UN Secretary General Ban Ki-moon said in a speech that “land degradation, caused or exacerbated by climate change, is not only a danger to livelihoods but also a threat to peace and stability.”
He went on to say, “while land degradation is acutely felt in the world’s arid lands, some 80 percent is actually occurring outside these areas. More than 1.5 billion people subsist on land that is degrading—the majority of whom are small farmers. Climate change directly threatens their productivity. In many regions, freshwater resources are declining, food-growing areas are shifting and crop yields are faltering.”
People’s dependence on qat, the mildly narcotic leaf that is highly popular in Yemen, is contributing to the problem. By some estimates, qat accounts for as much as 40 percent of the water consumed from the Sana’a Basin, although this figure is disputed.
Mohammed Dubaie, an economic analyst at Sana’a University, said qat cultivation contributes to the depletion of wells in many areas. Qat from one parcel of land can be harvested more than four times a year and requires water all year round.
“Four yields a year means land [for cultivating qat] needs hundreds of cubic meters of water—much more than needed by crops that give one or two yields a year. The water depletion inevitably leads to land degradation.”
Although less water intensive cash crops are also suited to Yemen’s environment, qat production is highly lucrative and high demand for the leaf is guaranteed.

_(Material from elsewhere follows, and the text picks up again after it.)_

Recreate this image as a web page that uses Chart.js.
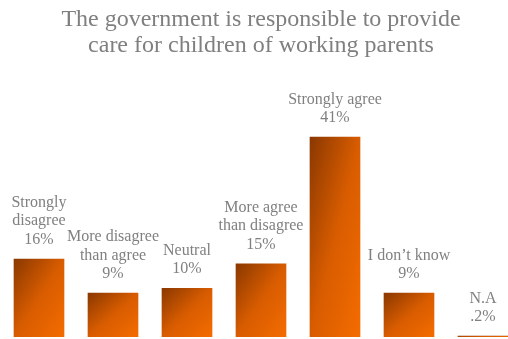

Another part of the problem has to do with inefficient use of water. Drip irrigation systems–which are designed to conserve water and are easily accessible–have yet to displace outdated and wasteful techniques such as flood irrigation.
Yemen’s severe environmental problems will likely only worsen as climate change intensifies. Stories like that of Yahya Al-Okam, a 43-year-old from Ibb governorate, will become increasingly common. He and his family moved from the countryside to Sana’a last year, where they are currently living off his savings while he searches for a job. “I had land on which my income depended entirely for 30 years. But two years ago the source of income vanished as the well beside my house ran out of water. My land became arid.”